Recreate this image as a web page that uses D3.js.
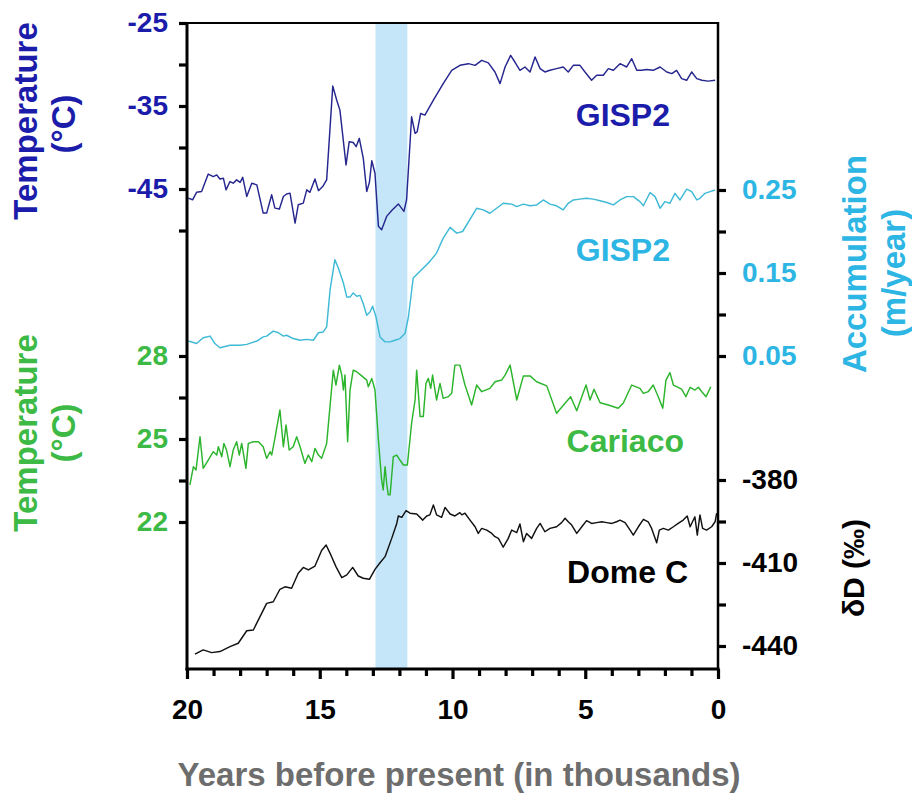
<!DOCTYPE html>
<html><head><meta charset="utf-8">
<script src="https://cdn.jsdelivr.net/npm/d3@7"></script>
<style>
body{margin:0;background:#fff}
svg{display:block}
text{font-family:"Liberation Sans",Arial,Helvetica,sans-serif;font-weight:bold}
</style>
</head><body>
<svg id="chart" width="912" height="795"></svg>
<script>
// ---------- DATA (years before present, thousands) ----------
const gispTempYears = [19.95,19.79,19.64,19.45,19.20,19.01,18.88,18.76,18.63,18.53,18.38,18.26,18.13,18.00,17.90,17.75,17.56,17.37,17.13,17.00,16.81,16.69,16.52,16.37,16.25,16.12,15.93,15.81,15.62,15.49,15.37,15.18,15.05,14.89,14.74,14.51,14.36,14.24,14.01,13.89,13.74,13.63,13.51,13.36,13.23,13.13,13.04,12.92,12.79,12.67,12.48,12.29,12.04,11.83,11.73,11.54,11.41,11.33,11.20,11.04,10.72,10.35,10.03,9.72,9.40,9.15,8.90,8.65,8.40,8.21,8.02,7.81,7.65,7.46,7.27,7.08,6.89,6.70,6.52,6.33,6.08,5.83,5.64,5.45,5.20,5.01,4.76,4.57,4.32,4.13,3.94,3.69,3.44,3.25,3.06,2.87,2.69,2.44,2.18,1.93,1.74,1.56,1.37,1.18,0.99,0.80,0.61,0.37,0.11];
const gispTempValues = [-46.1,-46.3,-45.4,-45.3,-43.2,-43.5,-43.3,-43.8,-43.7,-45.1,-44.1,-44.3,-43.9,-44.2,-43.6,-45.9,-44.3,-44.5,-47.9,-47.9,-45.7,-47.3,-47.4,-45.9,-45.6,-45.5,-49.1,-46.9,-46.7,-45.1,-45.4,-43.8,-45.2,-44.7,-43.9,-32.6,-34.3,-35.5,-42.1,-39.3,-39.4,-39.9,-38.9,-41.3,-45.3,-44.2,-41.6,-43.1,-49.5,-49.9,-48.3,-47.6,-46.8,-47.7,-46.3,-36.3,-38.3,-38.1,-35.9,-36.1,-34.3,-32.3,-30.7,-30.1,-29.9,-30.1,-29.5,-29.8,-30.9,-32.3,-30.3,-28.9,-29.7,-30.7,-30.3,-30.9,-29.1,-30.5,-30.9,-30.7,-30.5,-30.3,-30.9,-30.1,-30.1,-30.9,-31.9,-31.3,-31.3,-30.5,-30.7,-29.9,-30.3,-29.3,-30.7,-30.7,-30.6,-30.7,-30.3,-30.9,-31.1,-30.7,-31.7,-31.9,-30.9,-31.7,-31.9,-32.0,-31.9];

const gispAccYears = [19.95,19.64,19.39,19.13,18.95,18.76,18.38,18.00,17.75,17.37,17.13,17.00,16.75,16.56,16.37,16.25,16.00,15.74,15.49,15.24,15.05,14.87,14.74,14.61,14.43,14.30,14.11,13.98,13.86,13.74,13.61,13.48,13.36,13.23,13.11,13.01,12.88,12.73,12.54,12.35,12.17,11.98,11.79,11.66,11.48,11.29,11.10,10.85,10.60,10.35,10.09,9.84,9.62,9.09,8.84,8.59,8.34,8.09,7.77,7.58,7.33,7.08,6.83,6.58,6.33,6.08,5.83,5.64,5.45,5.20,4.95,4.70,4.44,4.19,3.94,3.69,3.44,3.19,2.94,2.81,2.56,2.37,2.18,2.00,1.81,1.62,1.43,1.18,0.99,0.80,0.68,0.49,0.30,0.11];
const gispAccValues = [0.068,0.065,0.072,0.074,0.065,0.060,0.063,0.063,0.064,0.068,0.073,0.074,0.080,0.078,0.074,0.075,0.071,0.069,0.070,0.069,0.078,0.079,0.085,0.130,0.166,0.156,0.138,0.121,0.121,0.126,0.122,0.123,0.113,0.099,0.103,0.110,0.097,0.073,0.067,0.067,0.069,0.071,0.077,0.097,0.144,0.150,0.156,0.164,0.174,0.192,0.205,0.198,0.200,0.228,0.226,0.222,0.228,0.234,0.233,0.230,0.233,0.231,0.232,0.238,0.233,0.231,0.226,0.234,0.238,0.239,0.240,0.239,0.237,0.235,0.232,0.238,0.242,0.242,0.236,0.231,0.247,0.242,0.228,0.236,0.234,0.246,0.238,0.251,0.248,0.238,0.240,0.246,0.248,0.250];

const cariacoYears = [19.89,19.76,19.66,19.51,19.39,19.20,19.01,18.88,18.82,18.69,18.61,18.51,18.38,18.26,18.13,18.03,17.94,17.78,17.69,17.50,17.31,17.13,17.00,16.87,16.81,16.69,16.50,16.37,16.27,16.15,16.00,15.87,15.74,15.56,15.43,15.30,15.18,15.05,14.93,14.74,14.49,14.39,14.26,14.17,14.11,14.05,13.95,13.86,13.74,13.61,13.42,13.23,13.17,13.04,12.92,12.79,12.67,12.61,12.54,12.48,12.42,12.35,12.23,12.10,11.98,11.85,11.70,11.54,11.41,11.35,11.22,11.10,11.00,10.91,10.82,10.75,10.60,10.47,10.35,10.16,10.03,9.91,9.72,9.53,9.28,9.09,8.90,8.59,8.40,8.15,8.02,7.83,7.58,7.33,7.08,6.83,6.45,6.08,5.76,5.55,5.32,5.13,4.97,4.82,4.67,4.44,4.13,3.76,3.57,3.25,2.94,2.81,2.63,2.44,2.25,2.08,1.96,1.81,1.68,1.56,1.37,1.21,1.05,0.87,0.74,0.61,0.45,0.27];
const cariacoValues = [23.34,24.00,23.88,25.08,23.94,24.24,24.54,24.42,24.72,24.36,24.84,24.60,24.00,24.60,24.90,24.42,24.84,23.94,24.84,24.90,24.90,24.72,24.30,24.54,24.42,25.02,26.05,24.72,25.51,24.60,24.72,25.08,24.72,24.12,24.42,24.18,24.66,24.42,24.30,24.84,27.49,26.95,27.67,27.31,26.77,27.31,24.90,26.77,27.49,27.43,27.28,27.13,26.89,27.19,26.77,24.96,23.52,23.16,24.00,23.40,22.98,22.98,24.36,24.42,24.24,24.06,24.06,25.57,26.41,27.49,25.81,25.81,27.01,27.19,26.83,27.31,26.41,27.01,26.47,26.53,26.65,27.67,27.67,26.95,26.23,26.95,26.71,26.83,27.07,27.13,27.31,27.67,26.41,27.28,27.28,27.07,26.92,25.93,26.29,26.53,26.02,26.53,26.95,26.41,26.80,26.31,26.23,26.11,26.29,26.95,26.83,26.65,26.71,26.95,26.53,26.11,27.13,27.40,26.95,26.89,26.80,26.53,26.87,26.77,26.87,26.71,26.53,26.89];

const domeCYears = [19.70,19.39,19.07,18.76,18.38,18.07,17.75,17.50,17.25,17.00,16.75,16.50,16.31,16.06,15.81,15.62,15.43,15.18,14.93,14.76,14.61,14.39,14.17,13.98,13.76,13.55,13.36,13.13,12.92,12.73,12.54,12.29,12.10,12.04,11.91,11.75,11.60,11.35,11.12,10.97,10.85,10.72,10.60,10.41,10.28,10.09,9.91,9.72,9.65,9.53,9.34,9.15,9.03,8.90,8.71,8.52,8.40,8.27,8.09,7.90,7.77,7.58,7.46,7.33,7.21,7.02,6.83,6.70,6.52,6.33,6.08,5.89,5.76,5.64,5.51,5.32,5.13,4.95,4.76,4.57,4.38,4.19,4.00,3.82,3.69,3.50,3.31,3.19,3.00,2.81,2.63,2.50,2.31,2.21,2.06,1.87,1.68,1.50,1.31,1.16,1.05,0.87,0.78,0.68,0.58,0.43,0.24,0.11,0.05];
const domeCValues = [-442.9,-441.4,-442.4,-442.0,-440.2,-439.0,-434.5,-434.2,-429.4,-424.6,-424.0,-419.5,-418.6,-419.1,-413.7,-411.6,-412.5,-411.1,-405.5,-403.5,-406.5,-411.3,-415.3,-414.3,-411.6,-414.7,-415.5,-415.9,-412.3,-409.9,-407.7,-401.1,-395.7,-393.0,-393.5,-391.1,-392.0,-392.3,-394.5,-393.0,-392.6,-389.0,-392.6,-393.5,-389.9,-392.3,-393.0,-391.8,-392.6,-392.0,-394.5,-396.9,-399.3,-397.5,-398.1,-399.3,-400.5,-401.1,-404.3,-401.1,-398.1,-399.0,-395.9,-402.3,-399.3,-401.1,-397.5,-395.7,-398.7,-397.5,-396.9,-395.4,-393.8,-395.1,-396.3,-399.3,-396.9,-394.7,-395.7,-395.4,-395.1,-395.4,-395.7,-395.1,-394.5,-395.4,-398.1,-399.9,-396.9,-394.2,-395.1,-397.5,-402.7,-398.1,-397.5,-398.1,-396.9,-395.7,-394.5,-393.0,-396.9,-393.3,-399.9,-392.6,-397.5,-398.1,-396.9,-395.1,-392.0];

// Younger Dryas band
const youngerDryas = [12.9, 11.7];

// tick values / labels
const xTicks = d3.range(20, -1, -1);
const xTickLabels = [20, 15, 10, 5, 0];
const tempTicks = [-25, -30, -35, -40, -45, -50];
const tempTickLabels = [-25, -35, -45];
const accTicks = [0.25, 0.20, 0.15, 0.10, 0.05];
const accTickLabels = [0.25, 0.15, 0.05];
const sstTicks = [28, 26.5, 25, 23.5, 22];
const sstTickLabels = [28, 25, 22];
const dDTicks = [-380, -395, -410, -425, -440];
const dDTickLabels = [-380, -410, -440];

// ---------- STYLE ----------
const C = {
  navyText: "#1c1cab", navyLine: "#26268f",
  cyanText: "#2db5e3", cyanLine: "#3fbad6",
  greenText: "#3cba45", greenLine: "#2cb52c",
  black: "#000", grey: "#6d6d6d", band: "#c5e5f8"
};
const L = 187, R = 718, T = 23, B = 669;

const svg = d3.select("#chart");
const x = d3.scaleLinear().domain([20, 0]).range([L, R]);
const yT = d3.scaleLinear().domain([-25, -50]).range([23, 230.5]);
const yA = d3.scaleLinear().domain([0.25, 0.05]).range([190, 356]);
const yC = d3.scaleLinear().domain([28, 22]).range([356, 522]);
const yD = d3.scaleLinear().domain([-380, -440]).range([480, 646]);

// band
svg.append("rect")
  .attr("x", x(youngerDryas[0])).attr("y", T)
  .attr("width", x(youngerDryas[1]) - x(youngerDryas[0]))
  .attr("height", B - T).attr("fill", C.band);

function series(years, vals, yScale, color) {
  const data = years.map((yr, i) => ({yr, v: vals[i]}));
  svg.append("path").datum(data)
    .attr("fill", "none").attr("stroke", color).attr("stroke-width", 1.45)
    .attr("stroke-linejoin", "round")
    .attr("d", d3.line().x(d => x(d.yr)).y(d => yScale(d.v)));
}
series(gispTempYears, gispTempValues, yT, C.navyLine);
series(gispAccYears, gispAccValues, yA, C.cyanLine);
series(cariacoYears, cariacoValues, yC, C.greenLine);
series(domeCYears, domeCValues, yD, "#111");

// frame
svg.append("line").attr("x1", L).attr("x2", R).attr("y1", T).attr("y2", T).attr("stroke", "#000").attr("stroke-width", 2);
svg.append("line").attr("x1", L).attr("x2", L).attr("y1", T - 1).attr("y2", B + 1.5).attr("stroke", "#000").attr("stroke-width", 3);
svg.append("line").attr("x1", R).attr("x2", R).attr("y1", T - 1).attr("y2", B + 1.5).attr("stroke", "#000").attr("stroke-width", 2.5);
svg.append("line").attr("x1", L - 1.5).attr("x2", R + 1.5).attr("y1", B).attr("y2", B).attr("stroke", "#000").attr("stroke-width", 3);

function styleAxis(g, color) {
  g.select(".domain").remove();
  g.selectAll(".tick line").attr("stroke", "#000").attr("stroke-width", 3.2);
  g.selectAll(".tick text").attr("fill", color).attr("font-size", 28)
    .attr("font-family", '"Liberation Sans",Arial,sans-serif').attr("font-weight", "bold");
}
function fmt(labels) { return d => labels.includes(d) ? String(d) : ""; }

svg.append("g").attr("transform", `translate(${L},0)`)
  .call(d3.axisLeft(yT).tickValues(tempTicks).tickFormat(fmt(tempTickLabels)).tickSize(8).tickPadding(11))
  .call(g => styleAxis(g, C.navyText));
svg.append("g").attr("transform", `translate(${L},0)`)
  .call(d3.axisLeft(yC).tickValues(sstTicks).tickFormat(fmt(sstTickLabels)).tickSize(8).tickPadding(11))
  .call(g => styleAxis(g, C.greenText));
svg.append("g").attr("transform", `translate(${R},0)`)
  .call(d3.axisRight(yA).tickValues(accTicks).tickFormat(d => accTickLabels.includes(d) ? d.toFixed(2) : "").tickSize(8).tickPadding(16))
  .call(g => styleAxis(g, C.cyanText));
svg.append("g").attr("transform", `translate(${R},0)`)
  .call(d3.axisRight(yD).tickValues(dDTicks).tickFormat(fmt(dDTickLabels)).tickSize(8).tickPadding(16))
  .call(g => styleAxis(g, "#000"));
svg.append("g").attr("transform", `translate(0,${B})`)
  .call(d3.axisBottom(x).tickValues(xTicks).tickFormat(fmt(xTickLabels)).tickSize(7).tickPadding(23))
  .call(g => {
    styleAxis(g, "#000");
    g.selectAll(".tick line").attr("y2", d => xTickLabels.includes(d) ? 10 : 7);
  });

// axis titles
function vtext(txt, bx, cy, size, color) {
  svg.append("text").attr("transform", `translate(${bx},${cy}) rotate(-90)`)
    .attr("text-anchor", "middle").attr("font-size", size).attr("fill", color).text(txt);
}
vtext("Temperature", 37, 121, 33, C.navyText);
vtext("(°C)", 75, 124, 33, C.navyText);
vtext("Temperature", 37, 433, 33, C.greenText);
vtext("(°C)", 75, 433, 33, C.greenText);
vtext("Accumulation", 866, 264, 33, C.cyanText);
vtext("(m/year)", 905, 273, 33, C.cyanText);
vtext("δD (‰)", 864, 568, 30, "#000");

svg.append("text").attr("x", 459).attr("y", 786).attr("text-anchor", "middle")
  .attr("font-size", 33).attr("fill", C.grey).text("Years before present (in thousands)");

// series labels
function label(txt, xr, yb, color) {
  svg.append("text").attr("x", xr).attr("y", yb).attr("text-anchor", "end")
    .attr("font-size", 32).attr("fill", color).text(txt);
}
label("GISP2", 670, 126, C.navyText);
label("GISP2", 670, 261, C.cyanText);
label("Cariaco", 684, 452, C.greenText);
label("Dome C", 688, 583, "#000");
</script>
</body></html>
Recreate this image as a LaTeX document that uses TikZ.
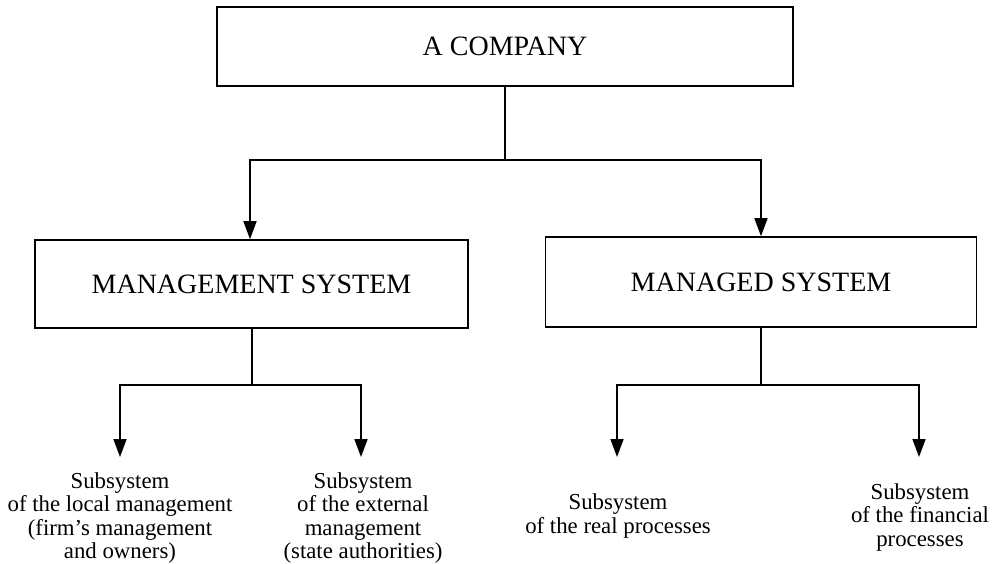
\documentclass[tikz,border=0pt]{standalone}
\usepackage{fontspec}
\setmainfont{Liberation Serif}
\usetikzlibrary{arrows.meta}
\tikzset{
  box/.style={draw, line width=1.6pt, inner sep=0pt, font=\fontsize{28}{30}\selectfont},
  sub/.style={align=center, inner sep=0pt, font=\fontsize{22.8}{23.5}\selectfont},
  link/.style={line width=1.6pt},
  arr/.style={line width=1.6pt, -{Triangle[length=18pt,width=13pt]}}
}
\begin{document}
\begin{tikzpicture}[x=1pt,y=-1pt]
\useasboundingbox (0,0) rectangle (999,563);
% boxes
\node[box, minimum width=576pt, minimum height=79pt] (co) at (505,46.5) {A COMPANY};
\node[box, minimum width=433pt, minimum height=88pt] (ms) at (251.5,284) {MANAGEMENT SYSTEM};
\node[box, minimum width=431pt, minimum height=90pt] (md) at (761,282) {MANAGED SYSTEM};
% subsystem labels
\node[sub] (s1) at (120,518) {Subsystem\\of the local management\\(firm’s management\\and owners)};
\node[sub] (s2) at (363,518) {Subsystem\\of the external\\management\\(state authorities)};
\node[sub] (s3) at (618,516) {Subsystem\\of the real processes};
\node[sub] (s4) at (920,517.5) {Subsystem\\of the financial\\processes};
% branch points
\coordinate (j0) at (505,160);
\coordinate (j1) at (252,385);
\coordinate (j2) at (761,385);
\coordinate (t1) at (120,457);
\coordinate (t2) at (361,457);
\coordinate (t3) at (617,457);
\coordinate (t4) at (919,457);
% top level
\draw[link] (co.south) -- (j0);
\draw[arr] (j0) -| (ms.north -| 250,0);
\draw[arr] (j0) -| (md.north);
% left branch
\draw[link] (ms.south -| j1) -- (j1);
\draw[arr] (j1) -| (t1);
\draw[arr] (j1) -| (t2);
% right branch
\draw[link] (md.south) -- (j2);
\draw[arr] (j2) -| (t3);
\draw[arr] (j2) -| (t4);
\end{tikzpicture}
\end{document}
........
**Aim of the task**
Scan the data above; copy every line where "image" appears.

**Solved exercise**
Recreate this image as a web page that uses D3.js.
Recreate this image as a LaTeX document that uses TikZ.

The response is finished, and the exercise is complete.